As much as the video promotes a laudable message, it was doing so at the expense of working mothers who face tremendous stress juggling work and child minding at the same time. Working mums are always under pressure: not only are they expected to be career women and do their part to support their families financially, they are also expected to be nurturing, sacrificial and devoted to their children. In a patriarchal culture, it is perfectly acceptable for fathers to be absent or play a much lesser role in their child’s development. What the video fails to do is show how the mother’s plight is actually intimately tied to the low status of domestic work and the devaluation of the domestic worker. Child minding has low value because it is perceived as labour which does not require much skill, and is supposed to come naturally to women. This is why it is socially acceptable for fathers to be uninvolved in bringing up their kids and for mothers to bear the brunt of it. Because of its association with women’s traditional and historical role as mothers, domestic workers are paid exploitative wages, and their work is poorly regulated.
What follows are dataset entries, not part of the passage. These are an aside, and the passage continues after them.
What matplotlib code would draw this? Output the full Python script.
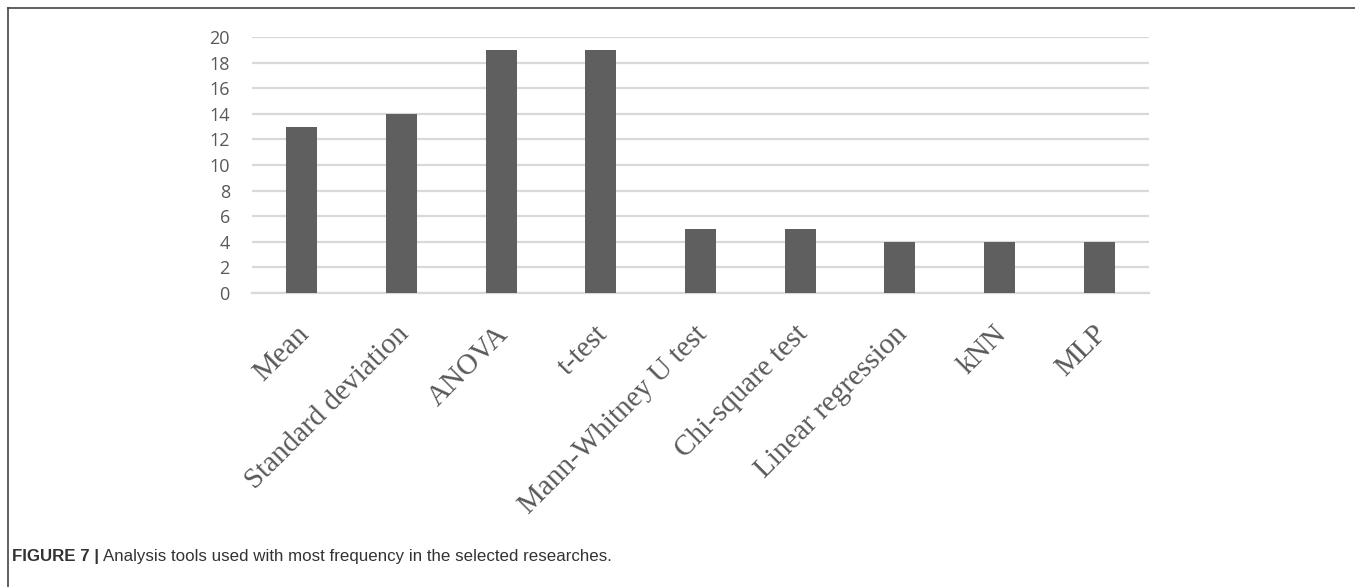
import numpy as np
import matplotlib.pyplot as plt
import matplotlib.transforms as mtransforms
from matplotlib.lines import Line2D

tools  = ["Mean", "Standard deviation", "ANOVA", "t-test", "Mann-Whitney U test",
          "Chi-square test", "Linear regression", "kNN", "MLP"]
counts = [13, 14, 19, 19, 5, 5, 4, 4, 4]
yticks = np.arange(0, 21, 2)

bar_color  = "#5f5f5f"
grid_color = "#d9d9d9"
text_color = "#595959"

fig = plt.figure(figsize=(13.55, 5.87), dpi=100)
ax = fig.add_axes([252 / 1355, 1 - 293 / 587, (1149 - 252) / 1355, (293 - 37) / 587])

x = np.arange(len(tools))
ax.bar(x, counts, width=0.31, color=bar_color, zorder=3)

ax.set_xlim(-0.5, len(tools) - 0.5)
ax.set_ylim(0, 20)
ax.set_yticks(yticks)
ax.set_yticklabels([str(v) for v in yticks], family="Open Sans", fontsize=13, color=text_color)
ax.yaxis.grid(True, color=grid_color, linewidth=1.6, zorder=0)
ax.tick_params(axis="y", length=0, pad=16)
ax.tick_params(axis="x", length=0, pad=20)

ax.set_xticks(x)
ax.set_xticklabels(tools, rotation=45, ha="right", va="top", rotation_mode="anchor",
                   family="Liberation Serif", fontsize=21, color=text_color)
shift = mtransforms.ScaledTranslation(-6 / 100, 0, fig.dpi_scale_trans)
for lab in ax.get_xticklabels():
    lab.set_transform(lab.get_transform() + shift)

for side in ["top", "right", "left"]:
    ax.spines[side].set_visible(False)
ax.spines["bottom"].set_color(grid_color)
ax.spines["bottom"].set_linewidth(1.6)

# frame around the figure panel (left and top only)
fig.add_artist(Line2D([8 / 1355, 8 / 1355], [0, 1 - 8 / 587], color="#444444", linewidth=1.2))
fig.add_artist(Line2D([8 / 1355, 1], [1 - 8 / 587, 1 - 8 / 587], color="#444444", linewidth=1.2))

# caption
cap_y = 1 - 557 / 587
t1 = fig.text(12 / 1355, cap_y, "FIGURE 7 |", family="Liberation Sans", fontweight="bold",
              fontsize=12.2, color="#333333", va="center")
fig.canvas.draw()
bb = t1.get_window_extent(renderer=fig.canvas.get_renderer())
fig.text((bb.x1 + 4) / 1355, cap_y, "Analysis tools used with most frequency in the selected researches.",
         family="Liberation Sans", fontsize=12.2, color="#333333", va="center")

fig.savefig("out.png", dpi=100)
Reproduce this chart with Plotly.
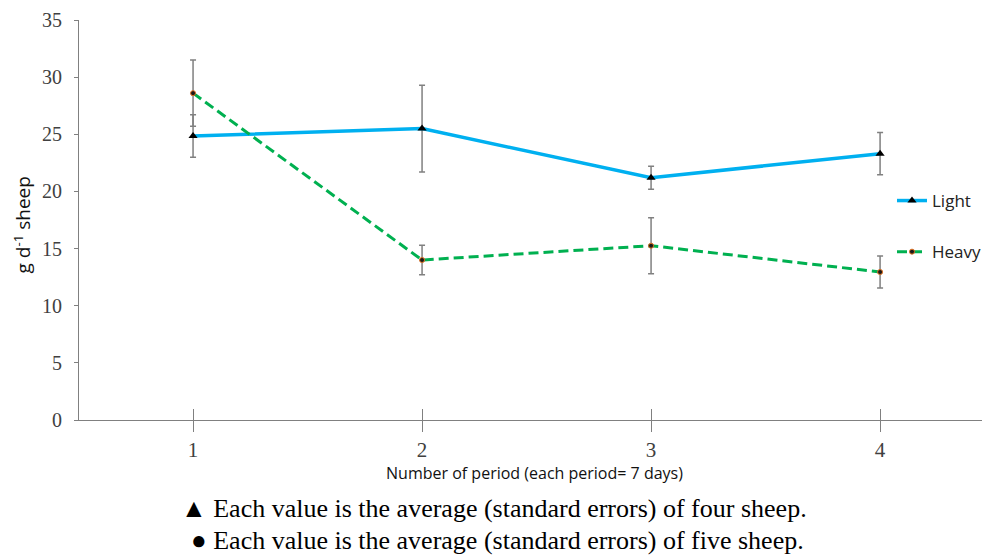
import plotly.graph_objects as go

periods = [1, 2, 3, 4]
period_labels = ["1", "2", "3", "4"]
light = [24.85, 25.5, 21.2, 23.3]
light_se = [1.85, 3.8, 1.0, 1.85]
heavy = [28.6, 14.0, 15.25, 12.95]
heavy_se = [2.9, 1.3, 2.45, 1.4]
y_ticks = [0, 5, 10, 15, 20, 25, 30, 35]

# page body has an 8px margin; the figure is sized to fill the rest of the window
W, H = 982, 548
ML, MT, MB, MR = 71, 12, 136, 0
PW, PH = W - ML - MR, H - MT - MB


def px_to_paper(fx, fy):
    return (fx - ML) / PW, (H - MB - fy) / PH


fig = go.Figure()
fig.add_trace(go.Scatter(
    x=periods, y=light, name="Light", mode="lines+markers", legendgroup="l",
    line=dict(color="#00B0F0", width=3.5),
    marker=dict(symbol="triangle-up", size=8, color="#000000"),
    error_y=dict(type="data", array=light_se, color="#808080", thickness=1.5, width=3),
))
fig.add_trace(go.Scatter(
    x=periods, y=heavy, name="Heavy", mode="lines+markers", legendgroup="h",
    line=dict(color="#00B050", width=3, dash="10px,5px"),
    marker=dict(symbol="circle", size=5, color="#1a1a1a", line=dict(color="#E07020", width=1)),
    error_y=dict(type="data", array=heavy_se, color="#808080", thickness=1.5, width=3),
))
# invisible trace on overlay axis for inside (upward) x ticks
fig.add_trace(go.Scatter(x=periods, y=[None] * 4, xaxis="x2", showlegend=False, hoverinfo="skip"))

lx, ly = px_to_paper(884, 175)
a1x, a1y = px_to_paper(485.5, 501)
a2x, a2y = px_to_paper(489.5, 532)
tx, ty = px_to_paper(14.5, 217)

fig.update_layout(
    width=W, height=H,
    margin=dict(l=ML, r=MR, t=MT, b=MB, autoexpand=False),
    plot_bgcolor="white", paper_bgcolor="white",
    showlegend=True,
    legend=dict(x=lx, y=ly, xanchor="left", yanchor="top", traceorder="grouped",
                tracegroupgap=26, font=dict(family="Open Sans", size=17, color="#222"),
                bgcolor="rgba(0,0,0,0)"),
    xaxis=dict(range=[0.502, 4.48], tickvals=periods, ticktext=period_labels,
               showgrid=False, zeroline=False, showline=True, linecolor="#808080", linewidth=1.2,
               ticks="outside", ticklen=11, tickcolor="#808080", tickwidth=1.2,
               tickfont=dict(family="Liberation Serif", size=21, color="#404040"),
               title=dict(text="Number of period (each period= 7 days)", standoff=0,
                          font=dict(family="Open Sans", size=16, color="#111"))),
    xaxis2=dict(range=[0.502, 4.48], tickvals=periods, overlaying="x", anchor="y",
                showgrid=False, zeroline=False, showline=False, showticklabels=False,
                ticks="inside", ticklen=11, tickcolor="#808080", tickwidth=1.2),
    yaxis=dict(range=[0, 35], tickvals=y_ticks, showgrid=False, zeroline=False,
               showline=True, linecolor="#808080", linewidth=1.2,
               ticks="outside", ticklen=4, tickcolor="#808080",
               ticklabelstandoff=8, ticklabeloverflow="allow",
               tickfont=dict(family="Liberation Serif", size=20, color="#404040")),
    annotations=[
        dict(text="g d<sup>-1</sup> sheep", x=tx, y=ty, xref="paper", yref="paper",
             showarrow=False, textangle=-90, xanchor="center", yanchor="middle",
             font=dict(family="Open Sans", size=19, color="#111")),
        dict(text="▲ Each value is the average (standard errors) of four sheep.",
             x=a1x, y=a1y, xref="paper", yref="paper", showarrow=False, yanchor="middle",
             font=dict(family="Liberation Serif", size=26, color="#000")),
        dict(text="● Each value is the average (standard errors) of five sheep.",
             x=a2x, y=a2y, xref="paper", yref="paper", showarrow=False, yanchor="middle",
             font=dict(family="Liberation Serif", size=26, color="#000")),
    ],
)

fig.write_html("out.html")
Any meaningful analysis of why domestic work is undervalued and why domestic workers are exploited requires an approach which dismantles the assumptions of patriarchy. But by pitting middle class and working class women against one another, the video creates a false dichotomy when the real target should be a culture which privileges masculine roles over feminine ones. Reinforcing sexism to liberate working class women feels like a case of one step forwards and two steps back. To talk about the rights of domestic workers requires us to at least recognise how sexism and patriarchy oppresses middle class and working class women, which the Mums Vs Maids video failed to do. Instead, it ended up reinforcing gender stereotypes.

It need not be the case that we achieve our equality by pitting one group of women against another. Solidarity is a practice which recognises how our lives and experiences are an intricate intersection of gender roles, gender identity, race, class, ability, and other aspects of our social identity which impact on us as individuals and on one another as allies in struggle.

We cannot isolate one aspect of our identity, or look at one issue at the exclusion of other things. For a physically able feminist to talk about gender role conformity to a woman with disabilities requires her to show solidarity with her on how ableism creates physical and social barriers to those who are not born with the privilege to move around freely. We cannot talk about the oppression of LGBT individuals without also showing support for racial and ethnic minorities in their fights for justice.

As NGOs or individuals concerned about social change, we tend to be very narrowly focused on our own issues or what our organisations represent. Solidarity with one another requires a sense of awareness beyond that. This is not easy to achieve as we are often socialized by dominant cultural norms which requires critical thinking in order to unravel culturally coded assumptions. The result of this is that sometimes we we fail to find commonalities with other marginalised groups and fail to connect our concerns with other types of oppression. How do we advocate together even though we inhabit different spaces, represent different issues or come from different socio-economic backgrounds? How do we bridge seemingly unrelated concerns and find solidarity in our activism?

Oppression is complex and multi-faceted and how one group of persons is marginalized often works in collusion with other forms of subjugation. Only when we identify the commonalities in our oppressions, can we start working together for equality and liberation.